Peace With Ones Inner Self

             

        I’m cool with the journey I am about to embark on, and look forward to helping the people of Afghanistan. The trip is filled with so many unpleasant things that could or might happen, and of course that possibility strikes a little apprehension in me. I would be worried about myself if I weren’t afraid of such things, but I believe that I will handle such situations the best I can. Right now as I prepare to leave the comfort of American soil I have an inner tranquility with the state of affairs, and believe that the positives will certainly outweigh the negatives.  

 

 

Don’t Look Behind

 

      I have to forget all that I have learned here at Camp Shelby, although I am sure there are tidbits of data gained from here that may prove useful in Afghanistan, I am convinced that the bulk of schema built here will not serve me whole lot over there. I endeavor to learn all I can about my new paradigm, and get the most out of it.

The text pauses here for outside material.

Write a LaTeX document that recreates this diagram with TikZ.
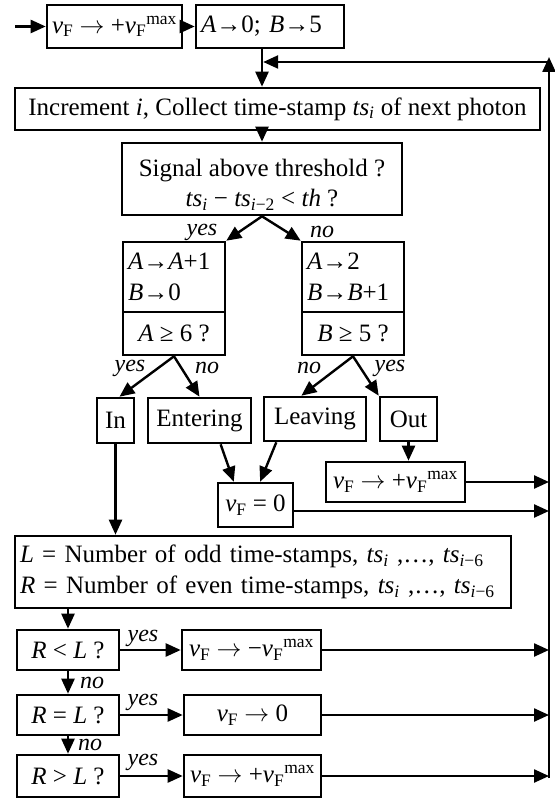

Not only accomplish my mission, but also learn about the people, the culture, and religion. Really make this trip worth my while, but when I return home, I will also do my best to only bring home memories worth having.

 

 

 

The Family and Friends Plan

      Going through this whole experience has taught me that family and friends are the most important assets I possess. I couldn’t believe how much I missed these two key facets in my life while away. Now I have been away form home before, but for some reason this separation seems so much more different. It’s tough to put my finger on the exact why, but I think it’s purely time and place. Give me a year away form home, and when I return, I will have your answer.

 

      Hopefully this post doesn’t resound the babblings of a guy expounding on all things cliché. I just wanted to throw some things out there, so people can get a glimpse at the goings on in my mind before we hit the ground running. I know I don’t openly discuss these things socially, so this forum seemed appropriate for just such things.

 

P.S. Johnson’s new headphones are quite nice.